**Exercise description:** Pictures in the records should not be copied, but every other part must be repeated exactly.

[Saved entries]
#####

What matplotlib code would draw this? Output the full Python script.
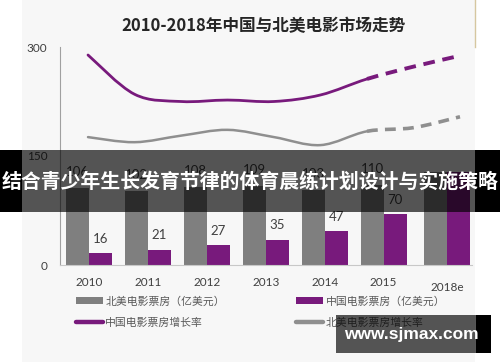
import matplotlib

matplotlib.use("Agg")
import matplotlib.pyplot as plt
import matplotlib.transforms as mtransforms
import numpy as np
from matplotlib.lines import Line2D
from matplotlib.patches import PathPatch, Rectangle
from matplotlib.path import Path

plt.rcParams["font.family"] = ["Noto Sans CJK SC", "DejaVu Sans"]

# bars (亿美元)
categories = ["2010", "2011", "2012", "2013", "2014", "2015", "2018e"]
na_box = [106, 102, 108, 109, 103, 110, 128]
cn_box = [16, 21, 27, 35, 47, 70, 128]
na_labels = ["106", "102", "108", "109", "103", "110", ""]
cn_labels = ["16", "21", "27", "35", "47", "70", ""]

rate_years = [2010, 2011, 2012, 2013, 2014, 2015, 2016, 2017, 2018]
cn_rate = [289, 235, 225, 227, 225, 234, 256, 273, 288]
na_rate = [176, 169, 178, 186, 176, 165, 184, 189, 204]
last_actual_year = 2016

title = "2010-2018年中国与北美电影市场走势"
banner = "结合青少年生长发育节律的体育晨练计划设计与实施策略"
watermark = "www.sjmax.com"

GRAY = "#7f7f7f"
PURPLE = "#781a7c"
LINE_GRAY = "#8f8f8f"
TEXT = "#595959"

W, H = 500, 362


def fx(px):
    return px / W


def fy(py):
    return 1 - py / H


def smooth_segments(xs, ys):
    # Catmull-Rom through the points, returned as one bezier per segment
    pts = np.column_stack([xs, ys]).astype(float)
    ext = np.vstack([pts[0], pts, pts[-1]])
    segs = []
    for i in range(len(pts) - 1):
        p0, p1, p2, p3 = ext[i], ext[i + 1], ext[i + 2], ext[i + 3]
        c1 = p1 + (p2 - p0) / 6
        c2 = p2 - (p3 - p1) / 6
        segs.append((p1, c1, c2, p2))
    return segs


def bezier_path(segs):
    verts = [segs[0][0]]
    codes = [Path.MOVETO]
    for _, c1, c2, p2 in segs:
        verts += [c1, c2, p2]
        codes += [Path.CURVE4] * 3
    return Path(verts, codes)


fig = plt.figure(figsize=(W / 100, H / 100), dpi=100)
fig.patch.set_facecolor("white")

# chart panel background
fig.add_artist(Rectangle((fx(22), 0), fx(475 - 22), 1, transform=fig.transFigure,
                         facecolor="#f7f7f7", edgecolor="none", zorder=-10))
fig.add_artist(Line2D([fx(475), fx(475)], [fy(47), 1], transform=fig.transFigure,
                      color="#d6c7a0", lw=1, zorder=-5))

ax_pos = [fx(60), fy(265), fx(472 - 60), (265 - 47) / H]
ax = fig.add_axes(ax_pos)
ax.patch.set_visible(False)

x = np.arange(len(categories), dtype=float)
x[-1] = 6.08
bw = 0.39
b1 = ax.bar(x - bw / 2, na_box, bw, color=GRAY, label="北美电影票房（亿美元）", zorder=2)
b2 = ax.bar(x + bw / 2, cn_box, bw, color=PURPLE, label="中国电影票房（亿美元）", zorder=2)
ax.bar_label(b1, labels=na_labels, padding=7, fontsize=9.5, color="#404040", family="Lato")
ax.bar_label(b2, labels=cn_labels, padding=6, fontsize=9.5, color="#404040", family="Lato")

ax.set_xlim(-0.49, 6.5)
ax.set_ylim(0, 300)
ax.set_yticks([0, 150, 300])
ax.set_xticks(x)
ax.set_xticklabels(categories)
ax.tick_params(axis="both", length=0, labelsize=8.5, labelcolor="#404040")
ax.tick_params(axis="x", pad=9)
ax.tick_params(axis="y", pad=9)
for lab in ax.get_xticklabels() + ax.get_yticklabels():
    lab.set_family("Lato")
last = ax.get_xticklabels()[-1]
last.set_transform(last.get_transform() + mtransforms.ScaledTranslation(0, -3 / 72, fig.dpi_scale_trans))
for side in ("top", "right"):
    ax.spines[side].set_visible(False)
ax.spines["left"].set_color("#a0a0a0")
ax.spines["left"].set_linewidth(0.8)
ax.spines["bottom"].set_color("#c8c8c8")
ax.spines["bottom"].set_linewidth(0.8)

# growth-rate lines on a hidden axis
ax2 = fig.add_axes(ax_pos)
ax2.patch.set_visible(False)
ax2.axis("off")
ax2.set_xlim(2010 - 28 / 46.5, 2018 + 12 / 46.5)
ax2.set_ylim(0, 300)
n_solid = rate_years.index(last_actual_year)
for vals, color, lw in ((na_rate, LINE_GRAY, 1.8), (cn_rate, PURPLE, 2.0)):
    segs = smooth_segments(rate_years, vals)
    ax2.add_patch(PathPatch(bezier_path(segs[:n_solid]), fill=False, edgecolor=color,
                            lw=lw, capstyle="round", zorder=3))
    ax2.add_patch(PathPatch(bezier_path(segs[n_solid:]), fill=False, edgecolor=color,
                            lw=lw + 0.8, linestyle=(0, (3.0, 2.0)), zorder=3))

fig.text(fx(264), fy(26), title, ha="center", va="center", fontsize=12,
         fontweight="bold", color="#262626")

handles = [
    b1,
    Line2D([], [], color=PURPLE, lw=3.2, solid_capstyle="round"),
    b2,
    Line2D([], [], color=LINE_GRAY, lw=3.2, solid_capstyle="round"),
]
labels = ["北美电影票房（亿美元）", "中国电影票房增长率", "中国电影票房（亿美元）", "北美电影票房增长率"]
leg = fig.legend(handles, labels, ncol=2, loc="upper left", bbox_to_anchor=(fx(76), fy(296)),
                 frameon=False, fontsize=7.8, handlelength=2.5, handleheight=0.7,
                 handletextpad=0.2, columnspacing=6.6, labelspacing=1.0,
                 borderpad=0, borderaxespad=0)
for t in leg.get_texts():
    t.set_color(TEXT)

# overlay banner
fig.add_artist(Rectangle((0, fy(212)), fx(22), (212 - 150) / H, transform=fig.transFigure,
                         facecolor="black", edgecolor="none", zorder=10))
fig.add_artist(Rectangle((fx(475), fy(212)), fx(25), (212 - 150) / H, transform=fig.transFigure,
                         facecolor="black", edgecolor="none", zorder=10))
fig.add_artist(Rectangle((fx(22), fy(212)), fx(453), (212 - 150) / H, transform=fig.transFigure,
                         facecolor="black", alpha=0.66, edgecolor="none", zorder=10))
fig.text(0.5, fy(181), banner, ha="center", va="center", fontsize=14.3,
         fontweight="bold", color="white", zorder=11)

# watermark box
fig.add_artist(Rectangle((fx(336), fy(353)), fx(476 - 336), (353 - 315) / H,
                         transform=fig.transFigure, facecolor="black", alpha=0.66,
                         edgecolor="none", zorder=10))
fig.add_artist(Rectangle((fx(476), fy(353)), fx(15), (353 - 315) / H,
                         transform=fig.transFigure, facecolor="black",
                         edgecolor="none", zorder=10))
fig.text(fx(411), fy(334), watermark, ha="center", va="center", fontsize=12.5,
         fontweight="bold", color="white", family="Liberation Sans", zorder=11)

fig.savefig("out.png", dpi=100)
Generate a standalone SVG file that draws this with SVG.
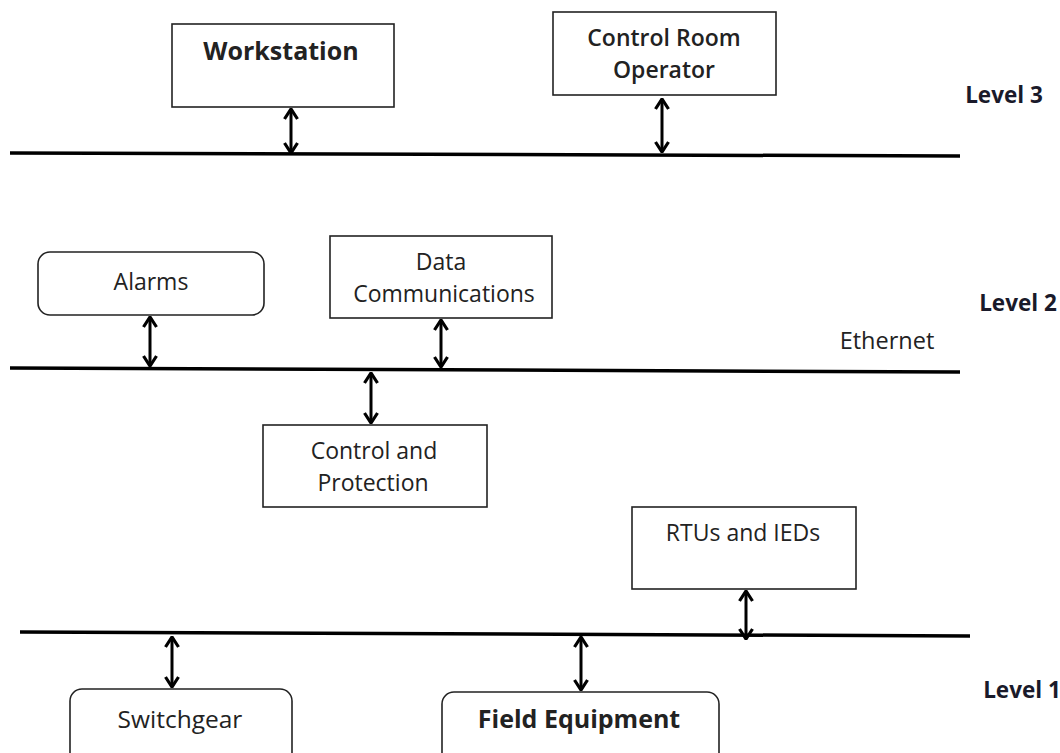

#####

**Result of the exercise:**
What matplotlib code would draw this? Output the full Python script.
import matplotlib

matplotlib.use("Agg")
import matplotlib.pyplot as plt
import matplotlib.transforms as mtransforms
import numpy as np
from matplotlib.lines import Line2D
from matplotlib.patches import PathPatch, Rectangle
from matplotlib.path import Path

plt.rcParams["font.family"] = ["Noto Sans CJK SC", "DejaVu Sans"]

# bars (亿美元)
categories = ["2010", "2011", "2012", "2013", "2014", "2015", "2018e"]
na_box = [106, 102, 108, 109, 103, 110, 128]
cn_box = [16, 21, 27, 35, 47, 70, 128]
na_labels = ["106", "102", "108", "109", "103", "110", ""]
cn_labels = ["16", "21", "27", "35", "47", "70", ""]

rate_years = [2010, 2011, 2012, 2013, 2014, 2015, 2016, 2017, 2018]
cn_rate = [289, 235, 225, 227, 225, 234, 256, 273, 288]
na_rate = [176, 169, 178, 186, 176, 165, 184, 189, 204]
last_actual_year = 2016

title = "2010-2018年中国与北美电影市场走势"
banner = "结合青少年生长发育节律的体育晨练计划设计与实施策略"
watermark = "www.sjmax.com"

GRAY = "#7f7f7f"
PURPLE = "#781a7c"
LINE_GRAY = "#8f8f8f"
TEXT = "#595959"

W, H = 500, 362


def fx(px):
    return px / W


def fy(py):
    return 1 - py / H


def smooth_segments(xs, ys):
    # Catmull-Rom through the points, returned as one bezier per segment
    pts = np.column_stack([xs, ys]).astype(float)
    ext = np.vstack([pts[0], pts, pts[-1]])
    segs = []
    for i in range(len(pts) - 1):
        p0, p1, p2, p3 = ext[i], ext[i + 1], ext[i + 2], ext[i + 3]
        c1 = p1 + (p2 - p0) / 6
        c2 = p2 - (p3 - p1) / 6
        segs.append((p1, c1, c2, p2))
    return segs


def bezier_path(segs):
    verts = [segs[0][0]]
    codes = [Path.MOVETO]
    for _, c1, c2, p2 in segs:
        verts += [c1, c2, p2]
        codes += [Path.CURVE4] * 3
    return Path(verts, codes)


fig = plt.figure(figsize=(W / 100, H / 100), dpi=100)
fig.patch.set_facecolor("white")

# chart panel background
fig.add_artist(Rectangle((fx(22), 0), fx(475 - 22), 1, transform=fig.transFigure,
                         facecolor="#f7f7f7", edgecolor="none", zorder=-10))
fig.add_artist(Line2D([fx(475), fx(475)], [fy(47), 1], transform=fig.transFigure,
                      color="#d6c7a0", lw=1, zorder=-5))

ax_pos = [fx(60), fy(265), fx(472 - 60), (265 - 47) / H]
ax = fig.add_axes(ax_pos)
ax.patch.set_visible(False)

x = np.arange(len(categories), dtype=float)
x[-1] = 6.08
bw = 0.39
b1 = ax.bar(x - bw / 2, na_box, bw, color=GRAY, label="北美电影票房（亿美元）", zorder=2)
b2 = ax.bar(x + bw / 2, cn_box, bw, color=PURPLE, label="中国电影票房（亿美元）", zorder=2)
ax.bar_label(b1, labels=na_labels, padding=7, fontsize=9.5, color="#404040", family="Lato")
ax.bar_label(b2, labels=cn_labels, padding=6, fontsize=9.5, color="#404040", family="Lato")

ax.set_xlim(-0.49, 6.5)
ax.set_ylim(0, 300)
ax.set_yticks([0, 150, 300])
ax.set_xticks(x)
ax.set_xticklabels(categories)
ax.tick_params(axis="both", length=0, labelsize=8.5, labelcolor="#404040")
ax.tick_params(axis="x", pad=9)
ax.tick_params(axis="y", pad=9)
for lab in ax.get_xticklabels() + ax.get_yticklabels():
    lab.set_family("Lato")
last = ax.get_xticklabels()[-1]
last.set_transform(last.get_transform() + mtransforms.ScaledTranslation(0, -3 / 72, fig.dpi_scale_trans))
for side in ("top", "right"):
    ax.spines[side].set_visible(False)
ax.spines["left"].set_color("#a0a0a0")
ax.spines["left"].set_linewidth(0.8)
ax.spines["bottom"].set_color("#c8c8c8")
ax.spines["bottom"].set_linewidth(0.8)

# growth-rate lines on a hidden axis
ax2 = fig.add_axes(ax_pos)
ax2.patch.set_visible(False)
ax2.axis("off")
ax2.set_xlim(2010 - 28 / 46.5, 2018 + 12 / 46.5)
ax2.set_ylim(0, 300)
n_solid = rate_years.index(last_actual_year)
for vals, color, lw in ((na_rate, LINE_GRAY, 1.8), (cn_rate, PURPLE, 2.0)):
    segs = smooth_segments(rate_years, vals)
    ax2.add_patch(PathPatch(bezier_path(segs[:n_solid]), fill=False, edgecolor=color,
                            lw=lw, capstyle="round", zorder=3))
    ax2.add_patch(PathPatch(bezier_path(segs[n_solid:]), fill=False, edgecolor=color,
                            lw=lw + 0.8, linestyle=(0, (3.0, 2.0)), zorder=3))

fig.text(fx(264), fy(26), title, ha="center", va="center", fontsize=12,
         fontweight="bold", color="#262626")

handles = [
    b1,
    Line2D([], [], color=PURPLE, lw=3.2, solid_capstyle="round"),
    b2,
    Line2D([], [], color=LINE_GRAY, lw=3.2, solid_capstyle="round"),
]
labels = ["北美电影票房（亿美元）", "中国电影票房增长率", "中国电影票房（亿美元）", "北美电影票房增长率"]
leg = fig.legend(handles, labels, ncol=2, loc="upper left", bbox_to_anchor=(fx(76), fy(296)),
                 frameon=False, fontsize=7.8, handlelength=2.5, handleheight=0.7,
                 handletextpad=0.2, columnspacing=6.6, labelspacing=1.0,
                 borderpad=0, borderaxespad=0)
for t in leg.get_texts():
    t.set_color(TEXT)

# overlay banner
fig.add_artist(Rectangle((0, fy(212)), fx(22), (212 - 150) / H, transform=fig.transFigure,
                         facecolor="black", edgecolor="none", zorder=10))
fig.add_artist(Rectangle((fx(475), fy(212)), fx(25), (212 - 150) / H, transform=fig.transFigure,
                         facecolor="black", edgecolor="none", zorder=10))
fig.add_artist(Rectangle((fx(22), fy(212)), fx(453), (212 - 150) / H, transform=fig.transFigure,
                         facecolor="black", alpha=0.66, edgecolor="none", zorder=10))
fig.text(0.5, fy(181), banner, ha="center", va="center", fontsize=14.3,
         fontweight="bold", color="white", zorder=11)

# watermark box
fig.add_artist(Rectangle((fx(336), fy(353)), fx(476 - 336), (353 - 315) / H,
                         transform=fig.transFigure, facecolor="black", alpha=0.66,
                         edgecolor="none", zorder=10))
fig.add_artist(Rectangle((fx(476), fy(353)), fx(15), (353 - 315) / H,
                         transform=fig.transFigure, facecolor="black",
                         edgecolor="none", zorder=10))
fig.text(fx(411), fy(334), watermark, ha="center", va="center", fontsize=12.5,
         fontweight="bold", color="white", family="Liberation Sans", zorder=11)

fig.savefig("out.png", dpi=100)
Generate a standalone SVG file that draws this with SVG.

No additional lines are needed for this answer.